Good morning! Urban Meyer claimed there is “no chance” he leaves the Jaguars to become the next coach at Southern California.
One thing we’ve learned over the years: if Urban says he isn’t interested in a job or is retiring from coaching then it almost guarantees that’s what’s going to happen.
Just ask the folks at Florida and Ohio State.
In today's Sprint:
🤸♀️ US Gymnasts speak out in FBI hearing.
⚽️ US soccer's collective bargaining gets messy.
⛳ Brooks Koepka makes bold (and questionable) claims.
Trivia: At the age of 31, how many Majors had Tiger Woods won?
*Answer at the bottom
WATER COOLER TALK
🤸♀️ Simone Biles, McKayla Maroney, and Aly Raisman spoke out at the US Senate hearing to review the FBI’s mishandling of the Larry Nassar case.
"Not only did the FBI not report my abuse, but when they eventually documented my report 17 months later, they made entirely false claims about what I said," Maroney said.
The Bureau already fired one agent for his mishandling of the case when the abuse was initially reported.
In 2018, Nassar was sentenced to up to 175 years for sexual abuse of minors while he served as the US Gymnastics official doctor.
⛳️ The PGA’s short 11 day offseason is officially over. The world’s biggest players have one last tune-up at the Fortinet Championship before next week’s Ryder Cup.
Jon Rahm (-225) is the betting favorite to win the tournament.
🍷 Portland Trail Blazers all-star CJ McCollum would fit in well in Italy’s Serie A soccer league. He’s the first active NBA player to own a vineyard.
Although the details have yet to be announced, the wines will likely join his current McCollum Heritage 91 brand.
Not As Good As It Sounds
The US Soccer Federation (USSF) proposed a new Collective Bargaining Agreement which would cover both the Men’s and Women’s National Teams. The USSF claims it is “an offer on paper of identical contracts to the USWNT and USMNT, and to discuss equalizing prize money.”
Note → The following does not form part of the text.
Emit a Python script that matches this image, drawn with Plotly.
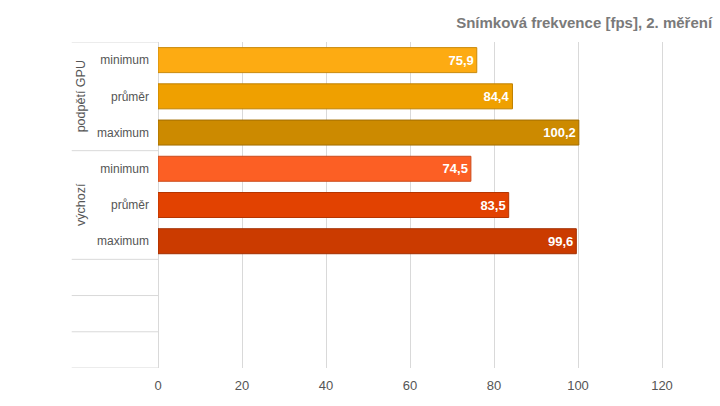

The news comes after the USWNT appealed the decision on their lawsuit against the USSF in an effort to achieve equal pay.
Quick background: The US Women have won four World Cups, including the last two in 2015 and 2019. The men, however, have not made it past the quarterfinals since 1930.
But that’s not the whole story. Let’s look at FIFA’s proposed prize money for the two upcoming World Cups.
2022 Men’s World Cup: $440 million
2023 Women’s World Cup: $60 million
Both the Women’s and Men’s teams are not happy with the CBA offer. A spokesperson for the USWNT said:
“USSF’s PR stunts and bargaining through the media will not bring us any closer to a fair agreement.”
"If the USSF was serious about equal pay, they would not engage in publicity stunts which fall short of addressing our issues."
Meanwhile, an anonymous source said to ESPN:
“The way they want to solve the women's problem is not by increasing the women's income fairly. It's by cutting [the men's CBA] down to the [women's] 2017 to 2021 deal numbers.”
Most soccer federations frame player payments based on the World Cup. For example:
Men’s players made $55,000 each for making the 2014 World Cup roster.
Women’s players made $37,500 each for making the 2019 World Cup roster.
But it’s more complicated in the US: The structure of the currently operating CBAs is hugely different for both US teams. The men’s structure is simply ‘pay for play’ while the women’s includes different benefits such as health care, injury pay, and 401(k) plans, but lower pay per game.
Zoom out: The USSF is trying to position itself as the good guy. Cindy Cone, President of the USSF, put it this way:
“We need our men’s and women’s national teams to come together and rethink how we’ve done things in the past.”
The current women’s CBA runs through December 2021 while the men’s expired back in 2018.
Champions League - Group Stage
(1 pts)PSG 1vs. (1 pts) Club Brugge 1
Starting their new big 3 (Lionel Messi, Kylian Mbappe, and Neymar) for the first time, PSG was actually outshot by underdog Brugge 15-9 despite their high rate of possession (61%).